Oscar talks innovation, ATC modernization and a level playing field at U.S. aviation summit
Our CEO, Oscar Munoz, participated in a keynote discussion at the U.S. Chamber of Commerce Aviation Summit today with Carol Hallett, counselor to the U.S. Chamber and former president and CEO of the Air Transport Association of America (now known as Airlines for America). He joined more than 800 experts and leaders from all sectors of the aviation community in discussing critical issues facing the industry.
Of the opportunities for jobs in aviation, he said he was "cautiously bullish" and "optimistic," noting the creation of tens of thousands of aviation-related jobs in a healthy and competitive global industry. During the conversation, Oscar compared the current state of air traffic control to "having a gravel road when we need a highway. You would never drive your Ferrari on a gravel road. We're very supportive as a company" of ATC reform.

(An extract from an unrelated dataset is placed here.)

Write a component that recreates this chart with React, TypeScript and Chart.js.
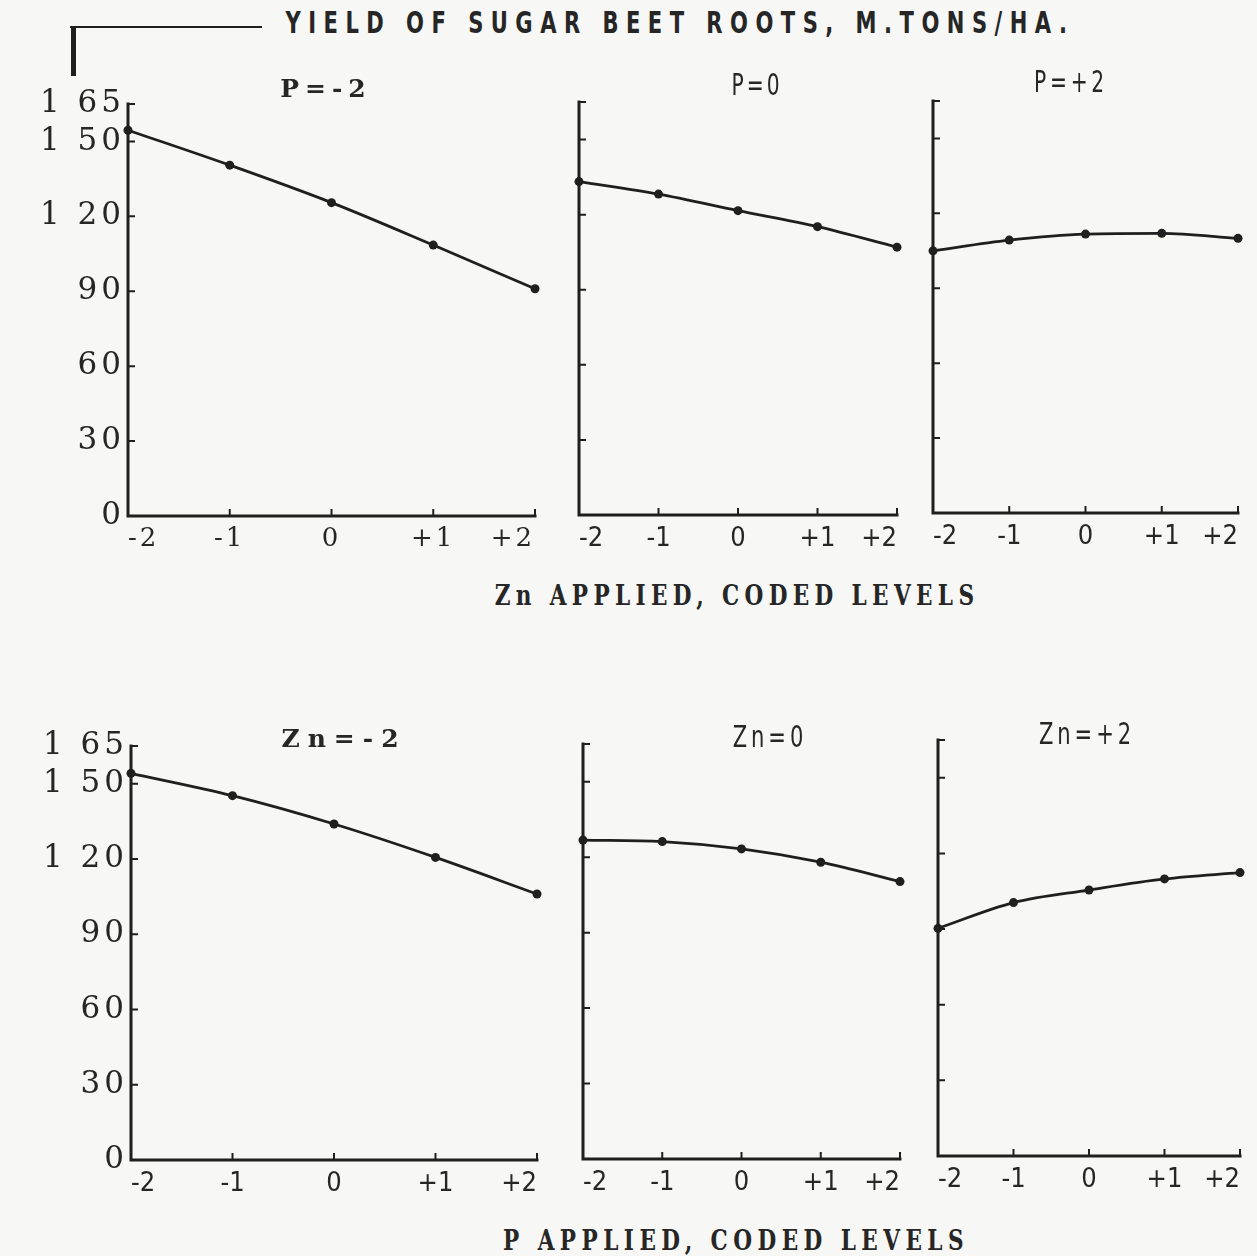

He also highlighted United's approach to innovation, which he called "relevant innovation — what is relevant to us today that we can actively move forward." From providing tools that link employees above and below the wing to the information they need to better serve our customers, Oscar said, "Innovation is the key. It doesn't have to be something new and shiny and opulent, it has to be constantly forward thinking. We should march forward with technology, but create technology that is relevant today."

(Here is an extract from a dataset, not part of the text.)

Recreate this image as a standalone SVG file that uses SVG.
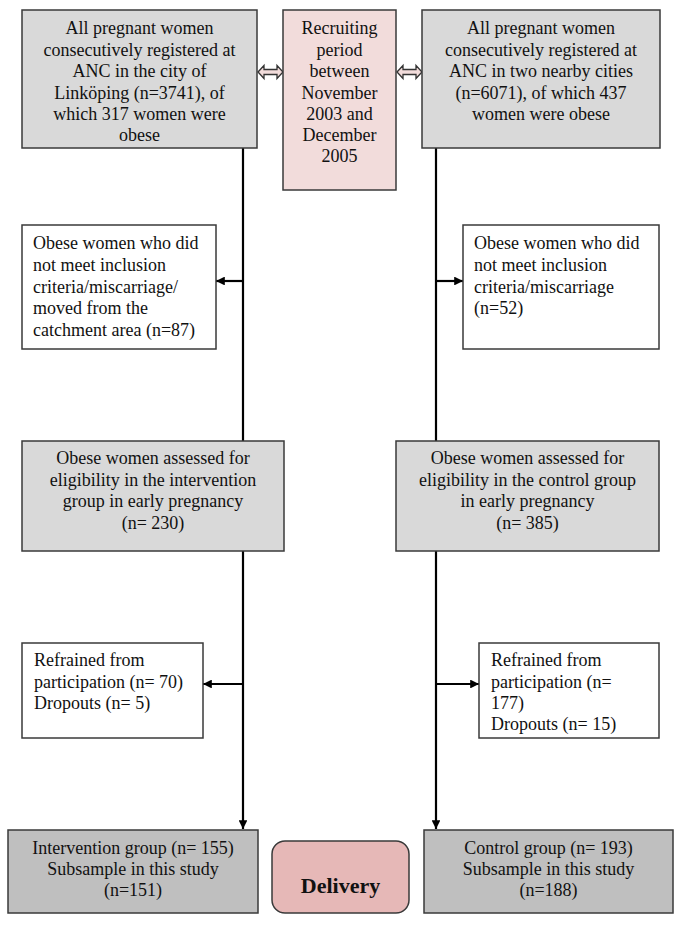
<svg xmlns="http://www.w3.org/2000/svg" width="685" height="943" viewBox="0 0 685 943">
<style>
  .box { stroke: #3a3a3a; stroke-width: 1.5; }
  .g1 { fill: #d9d9d9; }
  .g2 { fill: #bfbfbf; }
  .w { fill: #ffffff; }
  .pk { fill: #f2dcdb; }
  .dl { fill: #e6b8b7; }
  text { font-family: "Liberation Serif", "Times New Roman", serif; font-size: 18px; fill: #111; }
  .c { text-anchor: middle; }
  .b { font-weight: bold; font-size: 22px; }
  .ln { stroke: #000; stroke-width: 2.2; fill: none; }
  .dbl { fill: #f2dcdb; stroke: #333; stroke-width: 1.3; }
</style>
<defs>
  <marker id="ah" viewBox="0 0 10 10" refX="10" refY="5" markerWidth="4" markerHeight="4" orient="auto" markerUnits="strokeWidth">
    <path d="M0,0 L10,5 L0,10 z" fill="#000"/>
  </marker>
</defs>
<rect width="685" height="943" fill="#ffffff"/>

<g id="connectors">
  <line class="ln" x1="243" y1="148" x2="243" y2="441"/>
  <line class="ln" x1="436" y1="148" x2="436" y2="441"/>
  <line class="ln" x1="243" y1="551" x2="243" y2="829" marker-end="url(#ah)"/>
  <line class="ln" x1="436" y1="551" x2="436" y2="829" marker-end="url(#ah)"/>
  <line class="ln" x1="243" y1="281" x2="216" y2="281" marker-end="url(#ah)"/>
  <line class="ln" x1="436" y1="281" x2="463" y2="281" marker-end="url(#ah)"/>
  <line class="ln" x1="243" y1="684" x2="203" y2="684" marker-end="url(#ah)"/>
  <line class="ln" x1="436" y1="684" x2="479" y2="684" marker-end="url(#ah)"/>
  <polygon class="dbl" points="258,72 264,65.5 264,69.5 277,69.5 277,65.5 283,72 277,78.5 277,74.5 264,74.5 264,78.5"/>
  <polygon class="dbl" points="397,72 403,65.5 403,69.5 416,69.5 416,65.5 422,72 416,78.5 416,74.5 403,74.5 403,78.5"/>
</g>

<g id="n_top_left">
  <rect class="box g1" x="22" y="10" width="235" height="138"/>
  <text class="c" x="139.5" y="34">All pregnant women</text>
  <text class="c" x="139.5" y="56">consecutively registered at</text>
  <text class="c" x="139.5" y="77">ANC in the city of</text>
  <text class="c" x="139.5" y="99">Linköping (n=3741), of</text>
  <text class="c" x="139.5" y="120">which 317 women were</text>
  <text class="c" x="139.5" y="141">obese</text>
</g>

<g id="n_recruit">
  <rect class="box pk" x="283" y="10" width="113" height="180"/>
  <text class="c" x="339.5" y="34">Recruiting</text>
  <text class="c" x="339.5" y="56">period</text>
  <text class="c" x="339.5" y="77">between</text>
  <text class="c" x="339.5" y="99">November</text>
  <text class="c" x="339.5" y="120">2003 and</text>
  <text class="c" x="339.5" y="141">December</text>
  <text class="c" x="339.5" y="162">2005</text>
</g>

<g id="n_top_right">
  <rect class="box g1" x="422" y="10" width="238" height="138"/>
  <text class="c" x="541" y="34">All pregnant women</text>
  <text class="c" x="541" y="56">consecutively registered at</text>
  <text class="c" x="541" y="77">ANC in two nearby cities</text>
  <text class="c" x="541" y="99">(n=6071), of which 437</text>
  <text class="c" x="541" y="120">women were obese</text>
</g>

<g id="n_excl_left">
  <rect class="box w" x="22" y="225" width="194" height="124"/>
  <text x="33" y="249">Obese women who did</text>
  <text x="33" y="271">not meet inclusion</text>
  <text x="33" y="293">criteria/miscarriage/</text>
  <text x="33" y="314">moved from the</text>
  <text x="33" y="336">catchment area (n=87)</text>
</g>

<g id="n_excl_right">
  <rect class="box w" x="463" y="225" width="196" height="124"/>
  <text x="474" y="249">Obese women who did</text>
  <text x="474" y="271">not meet inclusion</text>
  <text x="474" y="293">criteria/miscarriage</text>
  <text x="474" y="314">(n=52)</text>
</g>

<g id="n_assess_left">
  <rect class="box g1" x="22" y="441" width="262" height="110"/>
  <text class="c" x="153" y="464">Obese women assessed for</text>
  <text class="c" x="153" y="486">eligibility in the intervention</text>
  <text class="c" x="153" y="507">group in early pregnancy</text>
  <text class="c" x="153" y="529">(n= 230)</text>
</g>

<g id="n_assess_right">
  <rect class="box g1" x="396" y="441" width="263" height="110"/>
  <text class="c" x="527.5" y="464">Obese women assessed for</text>
  <text class="c" x="527.5" y="486">eligibility in the control group</text>
  <text class="c" x="527.5" y="507">in early pregnancy</text>
  <text class="c" x="527.5" y="529">(n= 385)</text>
</g>

<g id="n_refr_left">
  <rect class="box w" x="22" y="643" width="181" height="95"/>
  <text x="34" y="666">Refrained from</text>
  <text x="34" y="688">participation (n= 70)</text>
  <text x="34" y="709">Dropouts (n= 5)</text>
</g>

<g id="n_refr_right">
  <rect class="box w" x="479" y="643" width="180" height="95"/>
  <text x="491" y="666">Refrained from</text>
  <text x="491" y="688">participation (n=</text>
  <text x="491" y="709">177)</text>
  <text x="491" y="730">Dropouts (n= 15)</text>
</g>

<g id="n_interv">
  <rect class="box g2" x="8" y="830" width="250" height="83"/>
  <text class="c" x="133" y="854">Intervention group (n= 155)</text>
  <text class="c" x="133" y="875">Subsample in this study</text>
  <text class="c" x="133" y="896">(n=151)</text>
</g>

<g id="n_delivery">
  <rect class="box dl" x="272" y="841" width="137" height="72" rx="13" ry="13"/>
  <text class="c b" x="340.5" y="893">Delivery</text>
</g>

<g id="n_control">
  <rect class="box g2" x="424" y="830" width="249" height="83"/>
  <text class="c" x="548.5" y="854">Control group (n= 193)</text>
  <text class="c" x="548.5" y="875">Subsample in this study</text>
  <text class="c" x="548.5" y="896">(n=188)</text>
</g>
</svg>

Of the planned launch this month of Emirates Airline's service from Athens, Greece to Newark, Oscar noted his fact-based approach to examining the evidence around massive government subsidization of the three state-owned Gulf carriers — Qatar Airways, Etihad Airways and Emirates — and the harm this would cause to U.S. airlines and U.S. jobs. "Facts tend to overcome a lot of emotion and a lot of bias," Oscar said. "There are hundreds of thousands of employees who have been through hell and back in the history of the airline industry here in America, and all of a sudden in the last couple of years they're enjoying the benefits of an industry that's doing so well. To start edging away from that, and the potential for an un-level playing field and its competitive impact on their roles, you're going to have a huge uproar from Americans. If there's any question about where United stands, we are in the camp of supporting our people."